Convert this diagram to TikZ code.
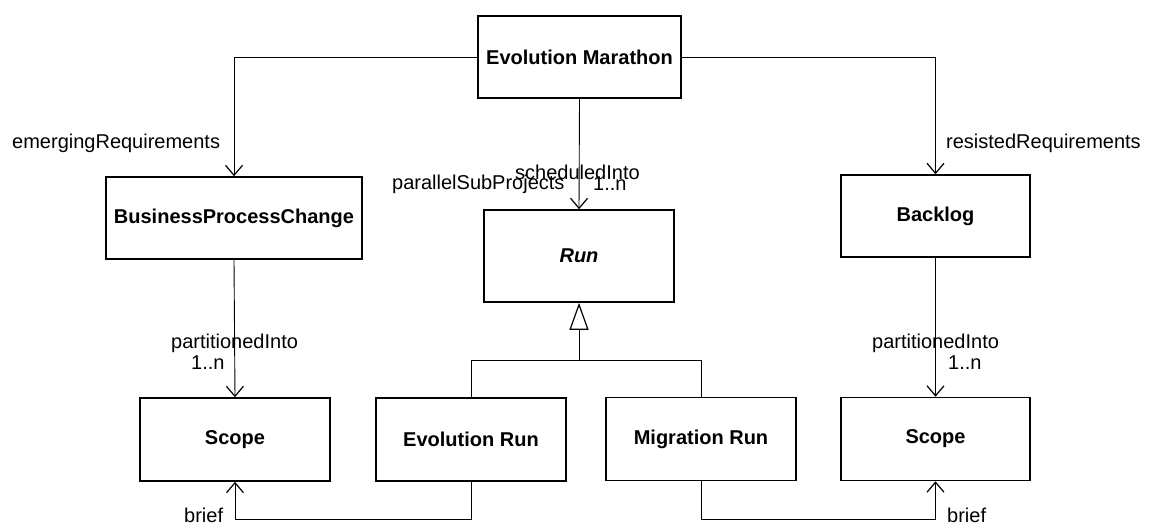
\documentclass[tikz,border=0pt]{standalone}
\usepackage{fontspec}
\setmainfont{Liberation Sans}
\usetikzlibrary{arrows.meta}
\begin{document}
\begin{tikzpicture}[x=1pt,y=-1pt,
  every node/.style={font=\fontsize{20}{24}\selectfont},
  cls/.style={draw, line width=1.6pt, fill=white, inner sep=0pt, font=\fontsize{20}{24}\selectfont\bfseries},
  lbl/.style={anchor=west, inner sep=0pt, font=\fontsize{20}{24}\selectfont},
  conn/.style={line width=0.9pt},
  assoc/.style={conn, -{Straight Barb[length=10pt,width=17pt,line width=1.2pt]}},
  gen/.style={conn, -{Triangle[open,length=27pt,width=19pt,line width=1.2pt,fill=white]}}]
\useasboundingbox (0,0) rectangle (1161,523);
\node[cls, minimum width=203pt, minimum height=82pt] (mar) at (579.5,57) {Evolution Marathon};
\node[cls, minimum width=256pt, minimum height=82pt] (bpc) at (234,218) {BusinessProcessChange};
\node[cls, minimum width=190pt, minimum height=92pt] (run) at (579,256) {\itshape Run};
\node[cls, minimum width=189pt, minimum height=82pt] (bl) at (935.5,216) {Backlog};
\node[cls, minimum width=190pt, minimum height=83pt] (sca) at (235,439.5) {Scope};
\node[cls, minimum width=190pt, minimum height=83pt] (evo) at (471,439.5) {Evolution Run};
\node[cls, minimum width=190pt, minimum height=83pt] (mig) at (701,439) {Migration Run};
\node[cls, minimum width=189pt, minimum height=83pt] (scb) at (935.5,439) {Scope};

\draw[assoc] (mar.west) -| (bpc.north);
\draw[assoc] (mar.east) -| (bl.north);
\draw[assoc] (mar.south) -- (run.north);
\draw[assoc] (bpc.south) -- (sca.north);
\draw[assoc] (bl.south) -- (scb.north);

\coordinate (j) at (579,360);
\draw[gen] (j) -- (run.south);
\draw[conn] (evo.north) -- (evo.north |- j) -- (mig.north |- j) -- (mig.north);

\coordinate (ba) at (471,519);
\coordinate (bb) at (701,519);
\draw[assoc] (evo.south) -- (ba) -| (sca.south);
\draw[assoc] (mig.south) -- (bb) -| (scb.south);

\node[lbl] (l1) at (12,143) {emergingRequirements};
\node[lbl] (l2) at (946,143) {resistedRequirements};
\node[lbl] (l3) at (515,172) {scheduledInto};
\node[lbl] (l4) at (392,184) {parallelSubProjects};
\node[lbl] (l5) at (593,184) {1..n};
\node[lbl] (l6) at (171,343) {partitionedInto};
\node[lbl] (l7) at (191,363) {1..n};
\node[lbl] (l8) at (872,343) {partitionedInto};
\node[lbl] (l9) at (948,363) {1..n};
\node[lbl] (l10) at (184,515) {brief};
\node[lbl] (l11) at (947,515) {brief};
\end{tikzpicture}
\end{document}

================

PROMPT>
Take the data above and repeat it exactly, leaving each picture out.

SOLVED PROBLEM>
Convert this diagram to TikZ code.
\documentclass[tikz,border=0pt]{standalone}
\usepackage{fontspec}
\setmainfont{Liberation Sans}
\usetikzlibrary{arrows.meta}
\begin{document}
\begin{tikzpicture}[x=1pt,y=-1pt,
  every node/.style={font=\fontsize{20}{24}\selectfont},
  cls/.style={draw, line width=1.6pt, fill=white, inner sep=0pt, font=\fontsize{20}{24}\selectfont\bfseries},
  lbl/.style={anchor=west, inner sep=0pt, font=\fontsize{20}{24}\selectfont},
  conn/.style={line width=0.9pt},
  assoc/.style={conn, -{Straight Barb[length=10pt,width=17pt,line width=1.2pt]}},
  gen/.style={conn, -{Triangle[open,length=27pt,width=19pt,line width=1.2pt,fill=white]}}]
\useasboundingbox (0,0) rectangle (1161,523);
\node[cls, minimum width=203pt, minimum height=82pt] (mar) at (579.5,57) {Evolution Marathon};
\node[cls, minimum width=256pt, minimum height=82pt] (bpc) at (234,218) {BusinessProcessChange};
\node[cls, minimum width=190pt, minimum height=92pt] (run) at (579,256) {\itshape Run};
\node[cls, minimum width=189pt, minimum height=82pt] (bl) at (935.5,216) {Backlog};
\node[cls, minimum width=190pt, minimum height=83pt] (sca) at (235,439.5) {Scope};
\node[cls, minimum width=190pt, minimum height=83pt] (evo) at (471,439.5) {Evolution Run};
\node[cls, minimum width=190pt, minimum height=83pt] (mig) at (701,439) {Migration Run};
\node[cls, minimum width=189pt, minimum height=83pt] (scb) at (935.5,439) {Scope};

\draw[assoc] (mar.west) -| (bpc.north);
\draw[assoc] (mar.east) -| (bl.north);
\draw[assoc] (mar.south) -- (run.north);
\draw[assoc] (bpc.south) -- (sca.north);
\draw[assoc] (bl.south) -- (scb.north);

\coordinate (j) at (579,360);
\draw[gen] (j) -- (run.south);
\draw[conn] (evo.north) -- (evo.north |- j) -- (mig.north |- j) -- (mig.north);

\coordinate (ba) at (471,519);
\coordinate (bb) at (701,519);
\draw[assoc] (evo.south) -- (ba) -| (sca.south);
\draw[assoc] (mig.south) -- (bb) -| (scb.south);

\node[lbl] (l1) at (12,143) {emergingRequirements};
\node[lbl] (l2) at (946,143) {resistedRequirements};
\node[lbl] (l3) at (515,172) {scheduledInto};
\node[lbl] (l4) at (392,184) {parallelSubProjects};
\node[lbl] (l5) at (593,184) {1..n};
\node[lbl] (l6) at (171,343) {partitionedInto};
\node[lbl] (l7) at (191,363) {1..n};
\node[lbl] (l8) at (872,343) {partitionedInto};
\node[lbl] (l9) at (948,363) {1..n};
\node[lbl] (l10) at (184,515) {brief};
\node[lbl] (l11) at (947,515) {brief};
\end{tikzpicture}
\end{document}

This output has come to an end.